Property analysts throughout the region are trying to determine the impact of what CB Richard Ellis (CBRE) calls the "domino effect" of political unrest in the region.
In Bahrain, it is still too early to gauge the long-term effect on property markets, CBRE said in a report released yesterday.
"We're not seeing a mass exodus of companies," said Afshan Shah Dadabai, the research manager for CBRE in Bahrain.
Most companies are locked into long-term leases, making any movement unlikely in the short term.
"It's not going to happen overnight," Ms Dadabai said.
Office rentals rates in Bahrain have hit new lows, CBRE reported. But rates were sliding long before the political tensions, due to an "irrational exuberance" of construction in the past three years, the property agency said.
Prime office space that rented for 13 Bahraini dinars (Dh126.64) a square metre per month in the first quarter of 2009 is now available for 8 dinars a sq metre, CBRE reported. Overall rates are 6 dinars a sq metre, making it "one of the cheapest places in the GCC from which to do business", CBRE said.
Office landlords "will definitely be under pressure to further reduce rents to keep occupancy", Ms Dadabai said.
Tourism and hospitality businesses in Bahrain have been the hardest hit in the short term, she said, adding hotels were reporting occupancy rates as low as 10 to 15 per cent.
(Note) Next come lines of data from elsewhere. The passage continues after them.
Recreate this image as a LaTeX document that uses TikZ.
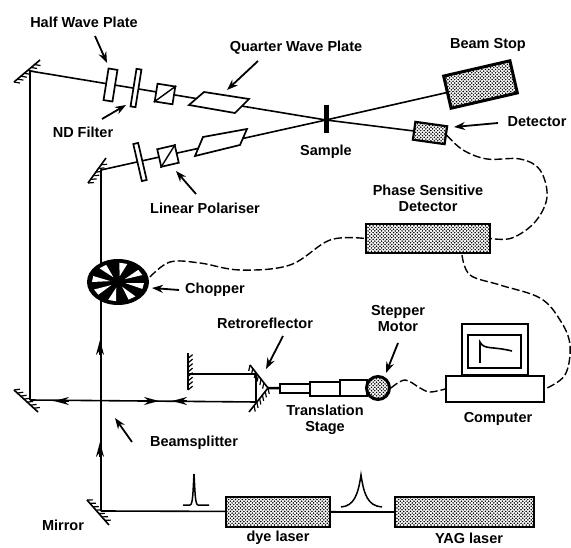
\documentclass[tikz,border=0pt]{standalone}
\usepackage{fontspec}
\setmainfont{Liberation Sans}
\usetikzlibrary{arrows.meta, decorations.pathreplacing, patterns}
\pgfdeclarepatternformonly{fine checks}{\pgfqpoint{-0.1pt}{-0.1pt}}{\pgfqpoint{3.5pt}{3.5pt}}{\pgfqpoint{3.4pt}{3.4pt}}{
  \pgfpathcircle{\pgfqpoint{0.85pt}{0.85pt}}{0.85pt}
  \pgfpathcircle{\pgfqpoint{2.55pt}{2.55pt}}{0.85pt}
  \pgfusepath{fill}}

\begin{document}
\begin{tikzpicture}[x=1pt, y=-1pt, >=Stealth,
    every node/.style={font=\bfseries\fontsize{14.5}{16}\selectfont, align=center, inner sep=0pt},
    beam/.style={line width=1.6pt},
    mirrorup/.style={line width=1.6pt, postaction={draw, line width=1.2pt, decorate,
        decoration={border, segment length=4.5pt, amplitude=6pt, angle=-50}}},
    mirrordown/.style={line width=1.6pt, postaction={draw, line width=1.2pt, decorate,
        decoration={border, segment length=4.5pt, amplitude=6pt, angle=50}}},
    optic/.style={draw, fill=white, line width=1.7pt},
    dotted box/.style={draw, line width=2.2pt, fill=white, postaction={pattern=fine checks}},
    plainbox/.style={draw, fill=white, line width=1.6pt},
    pointer/.style={line width=1.8pt, -{Stealth[length=11pt, width=8pt]}},
    flow/.style={-{Stealth[length=15pt, width=8pt]}, line width=1.6pt},
    wire/.style={dash pattern=on 8pt off 3pt, line width=1.4pt}]
    \useasboundingbox (0,0) rectangle (571,548);

    \coordinate (mirrorTop) at (30,71);
    \coordinate (mirrorLow) at (101,170);
    \coordinate (mirrorLeft) at (30,400);
    \coordinate (mirrorBase) at (101,511);
    \coordinate (crossing) at (326,120);
    \coordinate (stopEnd) at (480,85);
    \coordinate (detEnd) at (430,133);
    \coordinate (retroTop) at (256,374);
    \coordinate (retroLow) at (256,402);
    \coordinate (backMirror) at (189,374);
    \coordinate (retroTip) at (268,388);

    \draw[beam] (mirrorLeft) -- (mirrorTop) -- (crossing) -- (detEnd);
    \draw[beam] (mirrorBase) -- (mirrorLow) -- (crossing) -- (stopEnd);
    \draw[beam] (mirrorLeft) -- (retroLow) -- (retroTop) -- (backMirror);
    \draw[beam] (mirrorBase) -- (395,512);

    \draw[mirrorup] (14,82) -- (40,60);
    \draw[mirrorup] (88,183) -- (106,158);
    \draw[mirrordown] (14,390) -- (38,412);
    \draw[mirrordown] (87,500) -- (109,525);
    \draw[mirrorup] (188,390) -- (188,353);
    \draw[mirrorup] (250,365) -- (268,388);
    \draw[mirrordown] (268,388) -- (249,412);

    \node[optic, rotate=-9, minimum width=9pt, minimum height=32pt] (halfPlate) at (110.5,85) {};
    \node[optic, rotate=-9, minimum width=5pt, minimum height=38pt] (ndFilter) at (136,88) {};
    \node[optic, rotate=-9, minimum size=18pt] (cubeTop) at (165,94) {};
    \draw[line width=1.4pt] (cubeTop.south west) -- (cubeTop.north east);
    \draw[optic] (204,92) -- (249,99) -- (235,113) -- (189,105) -- cycle;

    \node[optic, rotate=13, minimum width=5pt, minimum height=38pt] (lowPlate) at (140,162) {};
    \node[optic, rotate=13, minimum size=18pt] (cubeLow) at (168,156) {};
    \draw[line width=1.4pt] (cubeLow.south west) -- (cubeLow.north east);
    \draw[optic] (203,137) -- (247,129) -- (240,145) -- (195,156) -- cycle;

    \draw[line width=5pt] (326,105) -- (326,133);
    \node[dotted box, rotate=13, minimum width=68pt, minimum height=33pt, line width=3pt] (beamStop) at (480.5,84.5) {};
    \node[dotted box, rotate=-8, minimum width=32pt, minimum height=18pt] (detector) at (430,133) {};
    \node[dotted box, minimum width=124pt, minimum height=29pt] (psd) at (428,238.5) {};
    \node[dotted box, minimum width=104pt, minimum height=30pt] (dyeLaser) at (278,512) {};
    \node[dotted box, minimum width=139pt, minimum height=30pt] (yagLaser) at (464.5,512) {};
    \draw[beam] (dyeLaser) -- (yagLaser);

    \fill (118,282) ellipse [x radius=31, y radius=23];
    \begin{scope}[shift={(118,282)}, x=31pt, y=23pt]
      \foreach \ang in {30,78,126,171,212,257,303,348}
        \fill[white] (\ang:0.25) -- (\ang-9:0.84) -- (\ang+9:0.84) -- cycle;
    \end{scope}
    \coordinate (chopperOut) at (150,277);

    \draw[flow] (100,355) -- (100,340);
    \draw[flow] (100,457) -- (100,442);
    \draw[flow] (69,401) -- (54,401);
    \draw[flow] (144,401) -- (159,401);
    \draw[flow] (187,401) -- (172,401);

    \node[plainbox, minimum width=30pt, minimum height=9pt] (rodStage) at (295,388.5) {};
    \node[plainbox, minimum width=30pt, minimum height=14pt] (midStage) at (325,389) {};
    \node[plainbox, minimum width=27pt, minimum height=16pt] (topStage) at (353.5,388) {};
    \draw[line width=2.5pt] (retroTip) -- (rodStage);
    \node[dotted box, circle, minimum size=23pt, line width=3pt] (motor) at (378,388) {};

    \node[plainbox, minimum width=98pt, minimum height=26pt] (computerBase) at (495,389) {};
    \node[plainbox, anchor=south, minimum width=66pt, minimum height=51pt] (monitor) at (495,376) {};
    \node[plainbox, minimum width=53pt, minimum height=33pt] (screen) at (494.5,351.5) {};
    \draw[line width=1.6pt] (480,363) -- (480,342) .. controls (484,350) and (492,346) .. (512,351);

    \draw[wire] plot[smooth, tension=0.6] coordinates {(detector.east) (463,150) (487,159) (520,159) (540,170) (547,197) (535,222) (512,238) (psd.east)};
    \draw[wire] plot[smooth, tension=0.6] coordinates {(chopperOut) (170,262) (200,263) (240,270) (290,265) (330,240) (psd.west)};
    \draw[wire] plot[smooth, tension=0.6] coordinates {(462,255) (470,275) (500,285) (540,298) (560,320) (570,345) (565,375) (computerBase.east)};
    \draw[wire] plot[smooth, tension=0.6] coordinates {(motor.east) (405,380) (420,388) (430,392) (computerBase.west)};

    \draw[line width=1.5pt] (183,505) -- (190,505) .. controls (193,505) and (193,490) .. (194,474)
      .. controls (195,490) and (195,505) .. (198,505) -- (209,505);
    \draw[line width=1.5pt] (341,507) .. controls (354,506) and (358,495) .. (361,475)
      .. controls (364,495) and (368,506) .. (382,507);

    \node (halfLabel) at (84,22) {Half Wave Plate};
    \node (quarterLabel) at (296,48) {Quarter Wave Plate};
    \node (stopLabel) at (488,45) {Beam Stop};
    \node (detectorLabel) at (537,122) {Detector};
    \node (sampleLabel) at (326,152) {Sample};
    \node (psdLabel) at (428,198) {Phase Sensitive\\Detector};
    \node (ndLabel) at (83,132) {ND Filter};
    \node (linearLabel) at (205,208) {Linear Polariser};
    \node (chopperLabel) at (215,290) {Chopper};
    \node (retroLabel) at (265,323) {Retroreflector};
    \node (motorLabel) at (398,319) {Stepper\\Motor};
    \node (stageLabel) at (325,420) {Translation\\Stage};
    \node (computerLabel) at (498,419) {Computer};
    \node (dyeLabel) at (278,538) {dye laser};
    \node (yagLabel) at (469,538) {YAG laser};
    \node (mirrorLabel) at (63,525) {Mirror};
    \node (splitLabel) at (194,443) {Beamsplitter};

    \coordinate (halfFrom) at (95,36);
    \coordinate (halfTo) at (107,63);
    \coordinate (quarterFrom) at (258,61);
    \coordinate (quarterTo) at (227,90);
    \coordinate (ndFrom) at (102,119);
    \coordinate (ndTo) at (126,105);
    \coordinate (linearFrom) at (196,194);
    \coordinate (linearTo) at (176,171);
    \coordinate (detectorFrom) at (498,123);
    \coordinate (detectorTo) at (454,127);
    \coordinate (chopperFrom) at (179,290);
    \coordinate (chopperTo) at (152,288);
    \coordinate (retroFrom) at (283,336);
    \coordinate (retroTo) at (266,369);
    \coordinate (motorFrom) at (398,343);
    \coordinate (motorTo) at (386,373);
    \coordinate (splitFrom) at (132,442);
    \coordinate (splitTo) at (115,418);
    \foreach \tag in {half,quarter,nd,linear,detector,chopper,retro,motor,split}
      \draw[pointer] (\tag From) -- (\tag To);
\end{tikzpicture}
\end{document}
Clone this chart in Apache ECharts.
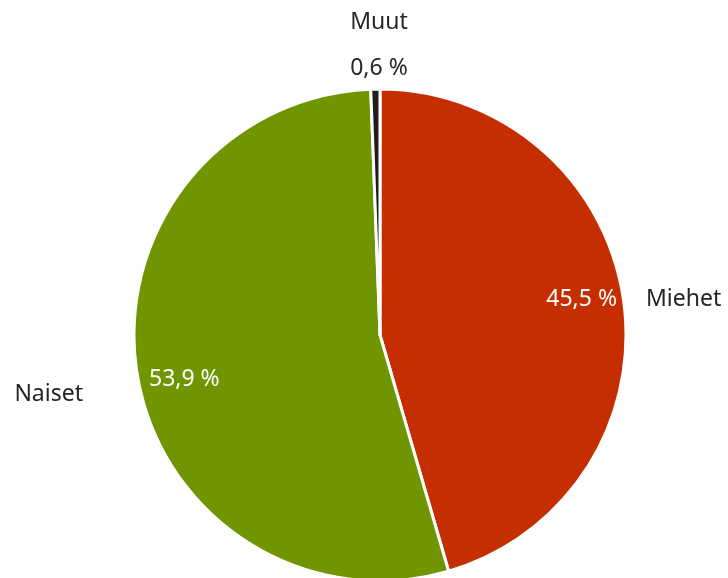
<!DOCTYPE html>
<html>
<head>
<meta charset="utf-8">
<script src="https://cdn.jsdelivr.net/npm/echarts@6/dist/echarts.min.js"></script>
<style>html,body{margin:0;padding:0;background:#fff}#c{width:728px;height:578px}</style>
</head>
<body>
<div id="c"></div>
<script>
const categories = ["Miehet", "Naiset", "Muut"];
const values = [45.5, 53.9, 0.6];
const colors = ["#c42e00", "#6f9600", "#1e1e1e"];

const fmt = v => v.toFixed(1).replace('.', ',') + ' %';
const FONT = '"Noto Sans", sans-serif';

const chart = echarts.init(document.getElementById('c'), null, {renderer: 'canvas'});
const data = categories.map((c, i) => ({name: c, value: values[i], itemStyle: {color: colors[i]}}));

const outerPos = [
  {x: 646, y: 299, align: 'left', verticalAlign: 'middle'},
  {x: 83, y: 394, align: 'right', verticalAlign: 'middle'},
  {x: 379, y: 45, align: 'center', verticalAlign: 'middle'}
];
const innerPos = [
  {x: 617, y: 299, align: 'right', verticalAlign: 'middle'},
  {x: 149, y: 379, align: 'left', verticalAlign: 'middle'},
  null
];

chart.setOption({
  animation: false,
  backgroundColor: '#fff',
  series: [
    {
      type: 'pie',
      center: [380, 335],
      radius: [0, 246],
      startAngle: 90,
      clockwise: true,
      silent: true,
      itemStyle: {borderColor: '#fff', borderWidth: 3},
      label: {
        show: true,
        position: 'outside',
        overflow: 'none',
        fontFamily: FONT,
        fontSize: 23,
        color: '#262626',
        formatter: p => p.dataIndex === 2 ? '{n|' + p.name + '}\n{p|' + fmt(p.value) + '}' : p.name,
        rich: {
          n: {fontFamily: FONT, fontSize: 23, color: '#262626', lineHeight: 46},
          p: {fontFamily: FONT, fontSize: 23, color: '#262626', lineHeight: 46}
        }
      },
      labelLine: {show: false},
      labelLayout: p => outerPos[p.dataIndex],
      data: data
    },
    {
      type: 'pie',
      center: [380, 335],
      radius: [154, 246],
      startAngle: 90,
      clockwise: true,
      silent: true,
      itemStyle: {color: 'rgba(0,0,0,0)', borderWidth: 0},
      label: {
        show: true,
        position: 'inside',
        overflow: 'none',
        fontFamily: FONT,
        fontSize: 23,
        color: '#fff',
        formatter: p => p.dataIndex === 2 ? '' : fmt(p.value)
      },
      labelLine: {show: false},
      labelLayout: p => innerPos[p.dataIndex] || {},
      data: categories.map((c, i) => ({name: c, value: values[i]}))
    }
  ]
});
</script>
</body>
</html>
In contrast, Dubai tourism and retail sales have increased in the last quarter, S&P noted.
"It's clear the UAE is benefiting" from the regional unrest, Mr Trask said. "It is clearly seen as a safe haven."
Emaar and DIFC carry "negative" ratings for their exposure in Egypt, although DIFC is "looking to exit from some equity investments across the region", S&P reported.
But the agency expects growth in Dubai to "offset weaker results in Egypt and Bahrain".
Companies with diverse portfolios can "tolerate weaker performance for a couple of assets", Mr Trask said.
Some may adopt property investment trust status to improve financing and shield them from fluctuations in the market, S&P said.
Developers in the region "will likely be much more focused on projects with identified end users", it said. "We believe far greater effort will go into research before a project's launch and that it will involve end users from the design stage."
Property companies face other issues beyond the politics, including "supply-and-demand imbalances, affordability of property, and lack of mortgage financing," the agency added.